STATED GOAL: Print the entries in full, word for word, but not the pictures.

(Data listing)

○ ○ ○ ○ ○ ○ ○

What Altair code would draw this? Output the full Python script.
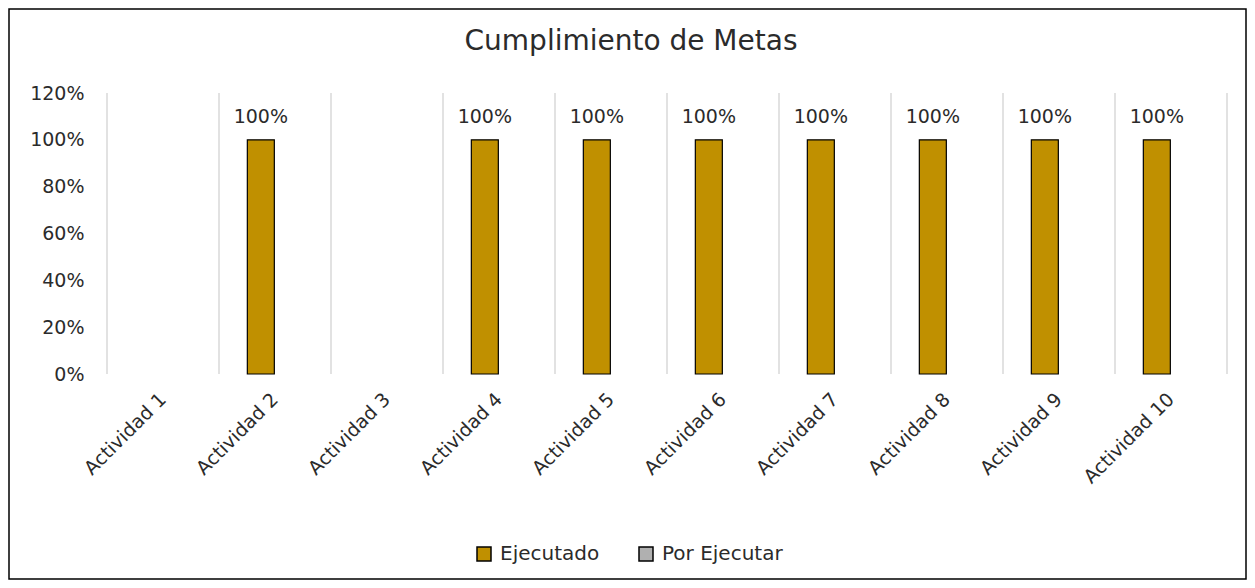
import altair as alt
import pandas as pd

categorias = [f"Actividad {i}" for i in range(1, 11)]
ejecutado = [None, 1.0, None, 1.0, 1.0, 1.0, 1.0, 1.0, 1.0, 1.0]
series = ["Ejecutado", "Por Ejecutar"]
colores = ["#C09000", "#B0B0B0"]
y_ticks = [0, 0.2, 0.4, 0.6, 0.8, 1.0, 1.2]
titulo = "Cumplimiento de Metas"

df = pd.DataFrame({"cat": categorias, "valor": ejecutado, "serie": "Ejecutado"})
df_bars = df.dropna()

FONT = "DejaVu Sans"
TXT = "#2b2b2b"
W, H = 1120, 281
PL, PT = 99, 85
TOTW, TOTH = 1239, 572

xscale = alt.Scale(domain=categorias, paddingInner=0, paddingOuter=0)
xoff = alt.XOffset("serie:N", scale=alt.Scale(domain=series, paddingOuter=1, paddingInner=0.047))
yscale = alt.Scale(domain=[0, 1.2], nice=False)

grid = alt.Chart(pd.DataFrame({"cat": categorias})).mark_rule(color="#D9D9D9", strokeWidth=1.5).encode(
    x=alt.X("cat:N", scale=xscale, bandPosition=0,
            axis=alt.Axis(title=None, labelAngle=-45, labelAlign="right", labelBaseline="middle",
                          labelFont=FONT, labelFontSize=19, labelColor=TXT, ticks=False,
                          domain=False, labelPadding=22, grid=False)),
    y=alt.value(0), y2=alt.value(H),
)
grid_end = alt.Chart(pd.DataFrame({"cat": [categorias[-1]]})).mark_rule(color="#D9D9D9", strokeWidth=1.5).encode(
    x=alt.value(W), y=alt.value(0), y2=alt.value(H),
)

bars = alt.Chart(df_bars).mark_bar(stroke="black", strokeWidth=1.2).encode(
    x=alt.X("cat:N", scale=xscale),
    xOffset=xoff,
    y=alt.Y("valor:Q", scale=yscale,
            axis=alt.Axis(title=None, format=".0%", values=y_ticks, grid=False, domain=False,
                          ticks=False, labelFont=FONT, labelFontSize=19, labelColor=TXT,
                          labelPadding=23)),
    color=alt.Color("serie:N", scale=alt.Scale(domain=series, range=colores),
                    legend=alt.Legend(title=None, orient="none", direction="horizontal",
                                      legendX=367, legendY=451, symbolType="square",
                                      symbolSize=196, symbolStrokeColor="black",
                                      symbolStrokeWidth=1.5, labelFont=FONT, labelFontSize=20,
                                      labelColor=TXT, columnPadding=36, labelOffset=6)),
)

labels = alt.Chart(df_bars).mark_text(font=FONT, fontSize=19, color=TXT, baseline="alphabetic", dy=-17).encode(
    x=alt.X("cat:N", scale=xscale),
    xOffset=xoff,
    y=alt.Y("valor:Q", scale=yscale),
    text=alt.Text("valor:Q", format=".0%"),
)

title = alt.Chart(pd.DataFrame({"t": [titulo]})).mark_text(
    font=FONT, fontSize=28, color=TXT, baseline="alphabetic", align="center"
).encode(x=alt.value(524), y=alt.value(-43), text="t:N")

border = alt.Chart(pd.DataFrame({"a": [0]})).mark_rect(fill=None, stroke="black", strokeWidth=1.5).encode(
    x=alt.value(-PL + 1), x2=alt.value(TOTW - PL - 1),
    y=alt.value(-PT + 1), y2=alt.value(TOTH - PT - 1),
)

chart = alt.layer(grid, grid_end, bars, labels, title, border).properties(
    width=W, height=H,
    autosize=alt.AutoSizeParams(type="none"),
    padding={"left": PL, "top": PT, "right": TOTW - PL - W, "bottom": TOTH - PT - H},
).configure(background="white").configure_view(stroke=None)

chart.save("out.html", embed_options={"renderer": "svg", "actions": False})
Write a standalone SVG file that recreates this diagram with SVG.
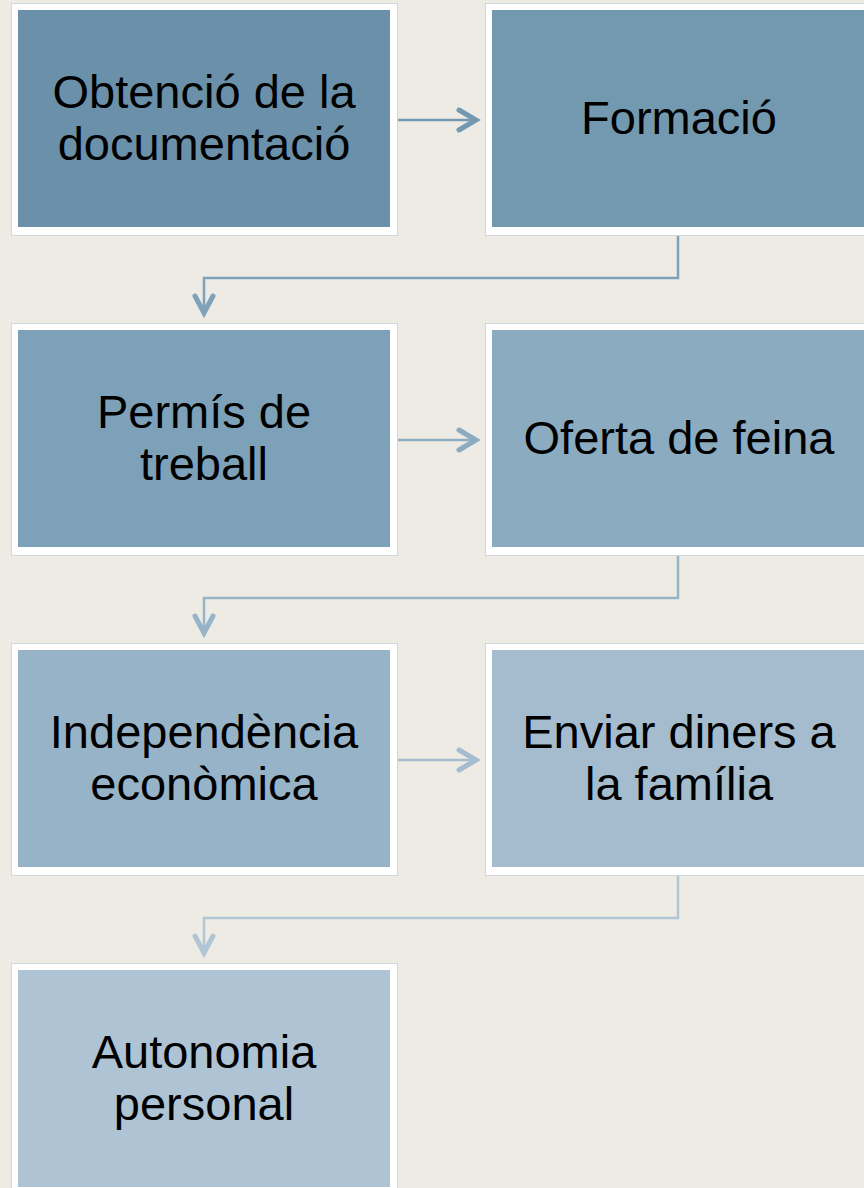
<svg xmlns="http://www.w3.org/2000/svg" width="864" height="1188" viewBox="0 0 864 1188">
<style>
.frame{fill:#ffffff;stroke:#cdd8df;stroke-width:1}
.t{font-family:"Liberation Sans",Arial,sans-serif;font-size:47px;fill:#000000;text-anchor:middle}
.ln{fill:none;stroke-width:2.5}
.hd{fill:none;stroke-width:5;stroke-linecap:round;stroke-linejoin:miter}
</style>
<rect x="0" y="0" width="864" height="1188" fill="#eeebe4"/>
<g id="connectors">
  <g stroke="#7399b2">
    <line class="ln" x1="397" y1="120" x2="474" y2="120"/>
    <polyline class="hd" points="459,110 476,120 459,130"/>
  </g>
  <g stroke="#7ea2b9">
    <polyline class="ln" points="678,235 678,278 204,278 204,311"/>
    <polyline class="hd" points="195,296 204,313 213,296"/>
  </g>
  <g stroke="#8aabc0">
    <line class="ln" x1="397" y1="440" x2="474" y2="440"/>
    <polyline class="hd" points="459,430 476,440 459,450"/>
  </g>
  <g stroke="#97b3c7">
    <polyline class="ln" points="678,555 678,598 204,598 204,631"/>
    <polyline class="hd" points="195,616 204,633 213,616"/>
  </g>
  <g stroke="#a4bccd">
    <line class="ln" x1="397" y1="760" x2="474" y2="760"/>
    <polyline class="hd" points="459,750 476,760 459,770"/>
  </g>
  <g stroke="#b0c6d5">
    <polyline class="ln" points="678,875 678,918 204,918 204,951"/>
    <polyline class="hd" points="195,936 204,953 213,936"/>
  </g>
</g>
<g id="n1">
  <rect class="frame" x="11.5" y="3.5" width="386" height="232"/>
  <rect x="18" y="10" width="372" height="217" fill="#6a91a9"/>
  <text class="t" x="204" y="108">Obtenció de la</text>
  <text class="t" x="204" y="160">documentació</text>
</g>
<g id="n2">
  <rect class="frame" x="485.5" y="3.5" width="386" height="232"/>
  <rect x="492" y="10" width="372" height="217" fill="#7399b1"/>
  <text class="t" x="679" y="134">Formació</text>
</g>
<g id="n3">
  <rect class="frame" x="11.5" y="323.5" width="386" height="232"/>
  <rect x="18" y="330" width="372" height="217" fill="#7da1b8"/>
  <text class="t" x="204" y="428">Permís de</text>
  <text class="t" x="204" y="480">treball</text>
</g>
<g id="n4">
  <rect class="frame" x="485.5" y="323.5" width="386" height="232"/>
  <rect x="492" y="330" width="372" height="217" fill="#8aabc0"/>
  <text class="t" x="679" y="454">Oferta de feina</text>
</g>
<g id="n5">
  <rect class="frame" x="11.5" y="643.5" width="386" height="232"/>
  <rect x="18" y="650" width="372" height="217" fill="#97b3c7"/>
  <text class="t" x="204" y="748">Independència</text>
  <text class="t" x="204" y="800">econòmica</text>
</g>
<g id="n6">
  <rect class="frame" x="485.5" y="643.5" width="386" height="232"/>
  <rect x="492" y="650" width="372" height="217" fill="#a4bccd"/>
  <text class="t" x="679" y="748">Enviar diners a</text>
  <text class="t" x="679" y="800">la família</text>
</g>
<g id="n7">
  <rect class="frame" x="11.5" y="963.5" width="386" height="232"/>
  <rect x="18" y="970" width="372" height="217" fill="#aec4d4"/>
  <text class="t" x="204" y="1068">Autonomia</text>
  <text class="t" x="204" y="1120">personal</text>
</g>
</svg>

○ ○ ○ ○ ○ ○ ○

SOLUTION TO THE PROBLEM:
What Altair code would draw this? Output the full Python script.
import altair as alt
import pandas as pd

categorias = [f"Actividad {i}" for i in range(1, 11)]
ejecutado = [None, 1.0, None, 1.0, 1.0, 1.0, 1.0, 1.0, 1.0, 1.0]
series = ["Ejecutado", "Por Ejecutar"]
colores = ["#C09000", "#B0B0B0"]
y_ticks = [0, 0.2, 0.4, 0.6, 0.8, 1.0, 1.2]
titulo = "Cumplimiento de Metas"

df = pd.DataFrame({"cat": categorias, "valor": ejecutado, "serie": "Ejecutado"})
df_bars = df.dropna()

FONT = "DejaVu Sans"
TXT = "#2b2b2b"
W, H = 1120, 281
PL, PT = 99, 85
TOTW, TOTH = 1239, 572

xscale = alt.Scale(domain=categorias, paddingInner=0, paddingOuter=0)
xoff = alt.XOffset("serie:N", scale=alt.Scale(domain=series, paddingOuter=1, paddingInner=0.047))
yscale = alt.Scale(domain=[0, 1.2], nice=False)

grid = alt.Chart(pd.DataFrame({"cat": categorias})).mark_rule(color="#D9D9D9", strokeWidth=1.5).encode(
    x=alt.X("cat:N", scale=xscale, bandPosition=0,
            axis=alt.Axis(title=None, labelAngle=-45, labelAlign="right", labelBaseline="middle",
                          labelFont=FONT, labelFontSize=19, labelColor=TXT, ticks=False,
                          domain=False, labelPadding=22, grid=False)),
    y=alt.value(0), y2=alt.value(H),
)
grid_end = alt.Chart(pd.DataFrame({"cat": [categorias[-1]]})).mark_rule(color="#D9D9D9", strokeWidth=1.5).encode(
    x=alt.value(W), y=alt.value(0), y2=alt.value(H),
)

bars = alt.Chart(df_bars).mark_bar(stroke="black", strokeWidth=1.2).encode(
    x=alt.X("cat:N", scale=xscale),
    xOffset=xoff,
    y=alt.Y("valor:Q", scale=yscale,
            axis=alt.Axis(title=None, format=".0%", values=y_ticks, grid=False, domain=False,
                          ticks=False, labelFont=FONT, labelFontSize=19, labelColor=TXT,
                          labelPadding=23)),
    color=alt.Color("serie:N", scale=alt.Scale(domain=series, range=colores),
                    legend=alt.Legend(title=None, orient="none", direction="horizontal",
                                      legendX=367, legendY=451, symbolType="square",
                                      symbolSize=196, symbolStrokeColor="black",
                                      symbolStrokeWidth=1.5, labelFont=FONT, labelFontSize=20,
                                      labelColor=TXT, columnPadding=36, labelOffset=6)),
)

labels = alt.Chart(df_bars).mark_text(font=FONT, fontSize=19, color=TXT, baseline="alphabetic", dy=-17).encode(
    x=alt.X("cat:N", scale=xscale),
    xOffset=xoff,
    y=alt.Y("valor:Q", scale=yscale),
    text=alt.Text("valor:Q", format=".0%"),
)

title = alt.Chart(pd.DataFrame({"t": [titulo]})).mark_text(
    font=FONT, fontSize=28, color=TXT, baseline="alphabetic", align="center"
).encode(x=alt.value(524), y=alt.value(-43), text="t:N")

border = alt.Chart(pd.DataFrame({"a": [0]})).mark_rect(fill=None, stroke="black", strokeWidth=1.5).encode(
    x=alt.value(-PL + 1), x2=alt.value(TOTW - PL - 1),
    y=alt.value(-PT + 1), y2=alt.value(TOTH - PT - 1),
)

chart = alt.layer(grid, grid_end, bars, labels, title, border).properties(
    width=W, height=H,
    autosize=alt.AutoSizeParams(type="none"),
    padding={"left": PL, "top": PT, "right": TOTW - PL - W, "bottom": TOTH - PT - H},
).configure(background="white").configure_view(stroke=None)

chart.save("out.html", embed_options={"renderer": "svg", "actions": False})
Write a standalone SVG file that recreates this diagram with SVG.
<svg xmlns="http://www.w3.org/2000/svg" width="864" height="1188" viewBox="0 0 864 1188">
<style>
.frame{fill:#ffffff;stroke:#cdd8df;stroke-width:1}
.t{font-family:"Liberation Sans",Arial,sans-serif;font-size:47px;fill:#000000;text-anchor:middle}
.ln{fill:none;stroke-width:2.5}
.hd{fill:none;stroke-width:5;stroke-linecap:round;stroke-linejoin:miter}
</style>
<rect x="0" y="0" width="864" height="1188" fill="#eeebe4"/>
<g id="connectors">
  <g stroke="#7399b2">
    <line class="ln" x1="397" y1="120" x2="474" y2="120"/>
    <polyline class="hd" points="459,110 476,120 459,130"/>
  </g>
  <g stroke="#7ea2b9">
    <polyline class="ln" points="678,235 678,278 204,278 204,311"/>
    <polyline class="hd" points="195,296 204,313 213,296"/>
  </g>
  <g stroke="#8aabc0">
    <line class="ln" x1="397" y1="440" x2="474" y2="440"/>
    <polyline class="hd" points="459,430 476,440 459,450"/>
  </g>
  <g stroke="#97b3c7">
    <polyline class="ln" points="678,555 678,598 204,598 204,631"/>
    <polyline class="hd" points="195,616 204,633 213,616"/>
  </g>
  <g stroke="#a4bccd">
    <line class="ln" x1="397" y1="760" x2="474" y2="760"/>
    <polyline class="hd" points="459,750 476,760 459,770"/>
  </g>
  <g stroke="#b0c6d5">
    <polyline class="ln" points="678,875 678,918 204,918 204,951"/>
    <polyline class="hd" points="195,936 204,953 213,936"/>
  </g>
</g>
<g id="n1">
  <rect class="frame" x="11.5" y="3.5" width="386" height="232"/>
  <rect x="18" y="10" width="372" height="217" fill="#6a91a9"/>
  <text class="t" x="204" y="108">Obtenció de la</text>
  <text class="t" x="204" y="160">documentació</text>
</g>
<g id="n2">
  <rect class="frame" x="485.5" y="3.5" width="386" height="232"/>
  <rect x="492" y="10" width="372" height="217" fill="#7399b1"/>
  <text class="t" x="679" y="134">Formació</text>
</g>
<g id="n3">
  <rect class="frame" x="11.5" y="323.5" width="386" height="232"/>
  <rect x="18" y="330" width="372" height="217" fill="#7da1b8"/>
  <text class="t" x="204" y="428">Permís de</text>
  <text class="t" x="204" y="480">treball</text>
</g>
<g id="n4">
  <rect class="frame" x="485.5" y="323.5" width="386" height="232"/>
  <rect x="492" y="330" width="372" height="217" fill="#8aabc0"/>
  <text class="t" x="679" y="454">Oferta de feina</text>
</g>
<g id="n5">
  <rect class="frame" x="11.5" y="643.5" width="386" height="232"/>
  <rect x="18" y="650" width="372" height="217" fill="#97b3c7"/>
  <text class="t" x="204" y="748">Independència</text>
  <text class="t" x="204" y="800">econòmica</text>
</g>
<g id="n6">
  <rect class="frame" x="485.5" y="643.5" width="386" height="232"/>
  <rect x="492" y="650" width="372" height="217" fill="#a4bccd"/>
  <text class="t" x="679" y="748">Enviar diners a</text>
  <text class="t" x="679" y="800">la família</text>
</g>
<g id="n7">
  <rect class="frame" x="11.5" y="963.5" width="386" height="232"/>
  <rect x="18" y="970" width="372" height="217" fill="#aec4d4"/>
  <text class="t" x="204" y="1068">Autonomia</text>
  <text class="t" x="204" y="1120">personal</text>
</g>
</svg>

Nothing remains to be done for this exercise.